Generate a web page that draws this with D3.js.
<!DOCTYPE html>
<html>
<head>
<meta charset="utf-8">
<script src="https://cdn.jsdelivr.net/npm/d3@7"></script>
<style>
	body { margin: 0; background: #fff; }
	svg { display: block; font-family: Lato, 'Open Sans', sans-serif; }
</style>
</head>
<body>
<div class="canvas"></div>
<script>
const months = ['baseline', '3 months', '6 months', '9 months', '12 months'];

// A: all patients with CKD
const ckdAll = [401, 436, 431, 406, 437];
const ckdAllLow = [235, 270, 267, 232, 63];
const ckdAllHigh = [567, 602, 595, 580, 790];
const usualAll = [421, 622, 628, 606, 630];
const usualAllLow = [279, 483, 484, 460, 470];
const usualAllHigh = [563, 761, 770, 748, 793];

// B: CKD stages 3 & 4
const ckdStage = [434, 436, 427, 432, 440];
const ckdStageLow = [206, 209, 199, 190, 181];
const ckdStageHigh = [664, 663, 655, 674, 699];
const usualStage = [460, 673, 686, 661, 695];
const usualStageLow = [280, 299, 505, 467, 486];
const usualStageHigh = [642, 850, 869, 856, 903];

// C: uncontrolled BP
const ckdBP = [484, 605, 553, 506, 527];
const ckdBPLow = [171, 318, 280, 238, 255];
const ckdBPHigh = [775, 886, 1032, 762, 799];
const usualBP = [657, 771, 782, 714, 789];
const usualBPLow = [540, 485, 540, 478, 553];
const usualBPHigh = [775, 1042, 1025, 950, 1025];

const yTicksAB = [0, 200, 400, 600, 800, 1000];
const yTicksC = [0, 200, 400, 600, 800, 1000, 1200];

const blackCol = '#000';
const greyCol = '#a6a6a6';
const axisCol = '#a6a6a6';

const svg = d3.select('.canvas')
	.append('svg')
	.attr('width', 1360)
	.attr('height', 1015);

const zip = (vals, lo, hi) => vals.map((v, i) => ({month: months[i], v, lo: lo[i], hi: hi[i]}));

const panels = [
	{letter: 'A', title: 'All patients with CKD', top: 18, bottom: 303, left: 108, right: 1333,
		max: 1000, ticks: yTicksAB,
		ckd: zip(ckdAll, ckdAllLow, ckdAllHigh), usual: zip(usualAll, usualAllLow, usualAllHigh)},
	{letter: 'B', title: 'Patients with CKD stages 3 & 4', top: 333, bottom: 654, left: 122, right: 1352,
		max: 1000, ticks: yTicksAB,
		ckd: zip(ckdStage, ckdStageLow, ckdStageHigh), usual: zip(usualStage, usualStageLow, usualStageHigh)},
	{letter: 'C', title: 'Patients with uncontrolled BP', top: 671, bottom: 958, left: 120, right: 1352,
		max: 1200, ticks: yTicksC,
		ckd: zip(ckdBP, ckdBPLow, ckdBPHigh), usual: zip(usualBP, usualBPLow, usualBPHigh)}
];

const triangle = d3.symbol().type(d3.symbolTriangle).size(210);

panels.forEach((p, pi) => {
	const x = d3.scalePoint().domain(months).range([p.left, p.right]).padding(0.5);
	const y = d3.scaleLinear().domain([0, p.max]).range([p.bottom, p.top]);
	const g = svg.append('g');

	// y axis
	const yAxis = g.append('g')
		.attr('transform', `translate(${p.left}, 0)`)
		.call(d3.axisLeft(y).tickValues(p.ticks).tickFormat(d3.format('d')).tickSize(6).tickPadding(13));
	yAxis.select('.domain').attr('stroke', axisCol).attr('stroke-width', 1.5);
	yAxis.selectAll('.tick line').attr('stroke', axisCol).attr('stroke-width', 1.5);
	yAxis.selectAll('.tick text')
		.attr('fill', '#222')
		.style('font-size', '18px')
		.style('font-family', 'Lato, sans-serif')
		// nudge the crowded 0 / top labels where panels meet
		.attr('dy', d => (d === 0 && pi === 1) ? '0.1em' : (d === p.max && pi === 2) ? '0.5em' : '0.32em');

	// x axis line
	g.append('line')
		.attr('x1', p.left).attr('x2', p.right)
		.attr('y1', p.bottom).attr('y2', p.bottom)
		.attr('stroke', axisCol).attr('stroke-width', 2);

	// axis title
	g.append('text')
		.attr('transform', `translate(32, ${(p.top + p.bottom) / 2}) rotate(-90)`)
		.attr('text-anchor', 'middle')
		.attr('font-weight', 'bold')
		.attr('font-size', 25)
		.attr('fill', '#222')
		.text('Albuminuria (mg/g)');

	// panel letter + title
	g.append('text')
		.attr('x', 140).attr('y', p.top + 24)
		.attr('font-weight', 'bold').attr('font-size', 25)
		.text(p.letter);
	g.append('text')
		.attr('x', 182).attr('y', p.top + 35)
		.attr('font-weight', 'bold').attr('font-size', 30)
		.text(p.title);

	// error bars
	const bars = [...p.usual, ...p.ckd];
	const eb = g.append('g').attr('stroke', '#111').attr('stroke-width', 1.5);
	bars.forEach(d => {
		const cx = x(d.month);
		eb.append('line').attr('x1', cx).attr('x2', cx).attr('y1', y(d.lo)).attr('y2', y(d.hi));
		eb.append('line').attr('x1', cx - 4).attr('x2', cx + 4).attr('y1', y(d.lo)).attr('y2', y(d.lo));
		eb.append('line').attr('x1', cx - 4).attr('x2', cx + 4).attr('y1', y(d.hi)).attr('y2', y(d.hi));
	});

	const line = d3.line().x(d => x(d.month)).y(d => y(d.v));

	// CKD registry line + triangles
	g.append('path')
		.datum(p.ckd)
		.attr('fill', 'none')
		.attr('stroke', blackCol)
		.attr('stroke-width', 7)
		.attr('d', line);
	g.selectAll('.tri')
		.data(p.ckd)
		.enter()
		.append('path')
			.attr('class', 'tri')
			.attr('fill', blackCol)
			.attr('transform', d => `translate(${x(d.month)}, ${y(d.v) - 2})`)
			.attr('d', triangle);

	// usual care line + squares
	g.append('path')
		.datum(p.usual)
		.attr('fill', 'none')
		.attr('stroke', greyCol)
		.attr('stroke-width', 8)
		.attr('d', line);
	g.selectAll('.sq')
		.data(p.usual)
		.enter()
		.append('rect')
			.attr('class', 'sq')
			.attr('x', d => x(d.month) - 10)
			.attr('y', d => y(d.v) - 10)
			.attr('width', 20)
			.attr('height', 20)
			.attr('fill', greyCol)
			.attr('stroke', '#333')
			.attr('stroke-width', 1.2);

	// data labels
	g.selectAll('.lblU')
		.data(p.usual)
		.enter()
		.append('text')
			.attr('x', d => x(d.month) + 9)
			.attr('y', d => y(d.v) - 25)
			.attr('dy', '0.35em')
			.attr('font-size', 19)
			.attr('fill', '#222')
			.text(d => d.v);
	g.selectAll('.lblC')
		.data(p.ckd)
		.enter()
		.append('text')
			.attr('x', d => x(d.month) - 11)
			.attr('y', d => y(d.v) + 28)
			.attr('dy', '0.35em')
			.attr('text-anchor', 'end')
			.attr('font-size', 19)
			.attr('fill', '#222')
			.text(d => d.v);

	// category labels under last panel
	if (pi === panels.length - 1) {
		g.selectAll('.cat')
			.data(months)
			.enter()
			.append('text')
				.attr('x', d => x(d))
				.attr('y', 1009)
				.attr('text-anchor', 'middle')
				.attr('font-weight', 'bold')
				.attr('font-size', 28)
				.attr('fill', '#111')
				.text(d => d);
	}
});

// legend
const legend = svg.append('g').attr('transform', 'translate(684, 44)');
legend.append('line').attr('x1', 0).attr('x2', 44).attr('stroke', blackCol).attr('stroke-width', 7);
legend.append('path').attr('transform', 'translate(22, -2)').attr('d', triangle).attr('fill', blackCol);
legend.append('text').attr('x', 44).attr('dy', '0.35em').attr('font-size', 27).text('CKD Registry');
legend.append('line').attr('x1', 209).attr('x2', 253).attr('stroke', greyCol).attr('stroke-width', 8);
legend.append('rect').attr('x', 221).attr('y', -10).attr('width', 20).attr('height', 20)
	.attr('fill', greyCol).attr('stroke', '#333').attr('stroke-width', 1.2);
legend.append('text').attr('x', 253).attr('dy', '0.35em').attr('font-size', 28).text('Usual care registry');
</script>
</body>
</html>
• • • • • • •
#### YOUR TASK
Please give an exact restatement of only the lines from the beginning of the material above to the line with "const months = ['baseline', '3", inclusive.

#### EXERCISE SOLUTION
Generate a web page that draws this with D3.js.
<!DOCTYPE html>
<html>
<head>
<meta charset="utf-8">
<script src="https://cdn.jsdelivr.net/npm/d3@7"></script>
<style>
	body { margin: 0; background: #fff; }
	svg { display: block; font-family: Lato, 'Open Sans', sans-serif; }
</style>
</head>
<body>
<div class="canvas"></div>
<script>
const months = ['baseline', '3 months', '6 months', '9 months', '12 months'];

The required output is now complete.